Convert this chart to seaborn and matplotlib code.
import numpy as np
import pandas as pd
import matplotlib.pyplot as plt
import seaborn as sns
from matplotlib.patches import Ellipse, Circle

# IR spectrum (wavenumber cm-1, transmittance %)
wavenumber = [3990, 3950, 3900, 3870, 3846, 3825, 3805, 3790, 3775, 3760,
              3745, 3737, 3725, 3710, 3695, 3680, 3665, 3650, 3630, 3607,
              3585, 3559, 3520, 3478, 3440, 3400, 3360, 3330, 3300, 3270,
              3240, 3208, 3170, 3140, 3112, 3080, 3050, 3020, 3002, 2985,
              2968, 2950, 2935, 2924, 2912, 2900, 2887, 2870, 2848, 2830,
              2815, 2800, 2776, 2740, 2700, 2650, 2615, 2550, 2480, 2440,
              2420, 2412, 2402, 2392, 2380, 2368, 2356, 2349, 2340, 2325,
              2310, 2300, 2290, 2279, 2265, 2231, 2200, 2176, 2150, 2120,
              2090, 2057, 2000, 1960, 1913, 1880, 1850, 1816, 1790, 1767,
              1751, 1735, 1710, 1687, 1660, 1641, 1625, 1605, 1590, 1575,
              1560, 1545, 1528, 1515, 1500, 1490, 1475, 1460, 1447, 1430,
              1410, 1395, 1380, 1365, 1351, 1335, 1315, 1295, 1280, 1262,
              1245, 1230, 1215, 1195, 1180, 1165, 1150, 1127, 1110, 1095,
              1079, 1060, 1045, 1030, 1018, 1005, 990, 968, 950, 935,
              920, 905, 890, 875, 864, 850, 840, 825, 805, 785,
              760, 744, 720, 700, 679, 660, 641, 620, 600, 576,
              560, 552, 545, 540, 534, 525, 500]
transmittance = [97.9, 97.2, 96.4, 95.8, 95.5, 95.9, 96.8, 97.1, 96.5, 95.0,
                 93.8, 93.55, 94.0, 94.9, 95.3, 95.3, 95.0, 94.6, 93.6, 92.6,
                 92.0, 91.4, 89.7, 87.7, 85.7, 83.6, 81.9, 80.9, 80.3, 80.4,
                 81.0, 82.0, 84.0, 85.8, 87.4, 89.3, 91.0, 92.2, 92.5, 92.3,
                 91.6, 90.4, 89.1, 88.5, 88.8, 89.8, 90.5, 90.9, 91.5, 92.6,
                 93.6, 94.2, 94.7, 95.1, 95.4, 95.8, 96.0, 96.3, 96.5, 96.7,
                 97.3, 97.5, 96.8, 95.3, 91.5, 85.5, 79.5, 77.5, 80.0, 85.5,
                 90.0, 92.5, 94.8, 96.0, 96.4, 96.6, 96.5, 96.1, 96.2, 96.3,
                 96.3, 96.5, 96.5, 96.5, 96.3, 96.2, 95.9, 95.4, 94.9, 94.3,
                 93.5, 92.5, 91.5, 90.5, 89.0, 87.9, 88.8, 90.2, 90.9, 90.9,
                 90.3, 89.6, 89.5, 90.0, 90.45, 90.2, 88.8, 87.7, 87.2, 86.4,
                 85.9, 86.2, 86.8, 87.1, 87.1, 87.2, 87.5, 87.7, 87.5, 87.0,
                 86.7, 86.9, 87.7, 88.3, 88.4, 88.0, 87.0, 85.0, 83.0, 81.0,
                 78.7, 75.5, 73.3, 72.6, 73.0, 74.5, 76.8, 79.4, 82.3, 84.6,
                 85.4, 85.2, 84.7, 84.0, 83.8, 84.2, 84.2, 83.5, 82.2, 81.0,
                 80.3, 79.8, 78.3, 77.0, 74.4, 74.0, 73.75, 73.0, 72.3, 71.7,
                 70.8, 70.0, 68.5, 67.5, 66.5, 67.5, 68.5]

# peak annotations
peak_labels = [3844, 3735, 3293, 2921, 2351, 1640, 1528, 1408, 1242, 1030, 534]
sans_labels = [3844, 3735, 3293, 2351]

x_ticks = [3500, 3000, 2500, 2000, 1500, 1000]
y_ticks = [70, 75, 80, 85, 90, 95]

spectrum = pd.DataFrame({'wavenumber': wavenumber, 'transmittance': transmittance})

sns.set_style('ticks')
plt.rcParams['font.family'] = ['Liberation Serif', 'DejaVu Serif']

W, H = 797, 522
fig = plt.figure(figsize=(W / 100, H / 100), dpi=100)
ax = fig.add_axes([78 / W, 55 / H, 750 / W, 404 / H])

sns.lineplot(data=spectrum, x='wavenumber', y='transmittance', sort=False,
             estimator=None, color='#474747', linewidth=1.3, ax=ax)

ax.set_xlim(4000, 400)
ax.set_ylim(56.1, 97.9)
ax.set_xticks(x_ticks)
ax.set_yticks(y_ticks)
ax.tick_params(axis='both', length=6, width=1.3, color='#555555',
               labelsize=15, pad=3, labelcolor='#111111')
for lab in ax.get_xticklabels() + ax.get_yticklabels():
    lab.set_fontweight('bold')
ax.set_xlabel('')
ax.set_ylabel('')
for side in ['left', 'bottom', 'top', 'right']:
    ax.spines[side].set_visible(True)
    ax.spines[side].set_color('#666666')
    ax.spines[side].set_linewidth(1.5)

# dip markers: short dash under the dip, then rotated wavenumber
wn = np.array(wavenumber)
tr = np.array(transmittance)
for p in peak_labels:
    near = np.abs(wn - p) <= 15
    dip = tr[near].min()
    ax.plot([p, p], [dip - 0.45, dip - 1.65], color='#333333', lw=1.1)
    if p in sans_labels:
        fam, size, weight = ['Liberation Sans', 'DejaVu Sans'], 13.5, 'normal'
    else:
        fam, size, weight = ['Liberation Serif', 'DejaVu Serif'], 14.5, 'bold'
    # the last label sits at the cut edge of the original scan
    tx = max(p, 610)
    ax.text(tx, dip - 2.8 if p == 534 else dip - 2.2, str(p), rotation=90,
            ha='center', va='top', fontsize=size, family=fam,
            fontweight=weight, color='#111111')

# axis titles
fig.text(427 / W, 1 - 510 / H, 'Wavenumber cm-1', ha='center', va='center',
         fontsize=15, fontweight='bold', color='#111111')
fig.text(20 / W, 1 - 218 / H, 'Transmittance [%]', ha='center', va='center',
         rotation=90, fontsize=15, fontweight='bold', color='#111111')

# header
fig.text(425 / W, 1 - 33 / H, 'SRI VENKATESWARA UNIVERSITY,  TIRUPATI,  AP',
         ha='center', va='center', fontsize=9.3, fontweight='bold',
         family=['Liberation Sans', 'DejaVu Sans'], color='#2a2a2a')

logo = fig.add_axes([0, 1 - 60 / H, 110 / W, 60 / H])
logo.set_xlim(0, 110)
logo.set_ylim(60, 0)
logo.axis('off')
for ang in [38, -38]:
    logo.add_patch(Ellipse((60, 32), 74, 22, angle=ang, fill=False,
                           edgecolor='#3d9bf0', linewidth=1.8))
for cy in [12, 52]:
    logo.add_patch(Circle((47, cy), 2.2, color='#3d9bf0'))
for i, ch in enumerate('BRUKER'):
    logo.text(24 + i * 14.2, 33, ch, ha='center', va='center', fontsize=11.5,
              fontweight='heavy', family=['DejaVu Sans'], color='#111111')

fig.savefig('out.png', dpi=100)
##############################
__Written exercise__: Word for word, quote the lines of the material from the first line through the line with "from matplotlib.patches import", both ends included.

__Result of the task__:
Convert this chart to seaborn and matplotlib code.
import numpy as np
import pandas as pd
import matplotlib.pyplot as plt
import seaborn as sns
from matplotlib.patches import Ellipse, Circle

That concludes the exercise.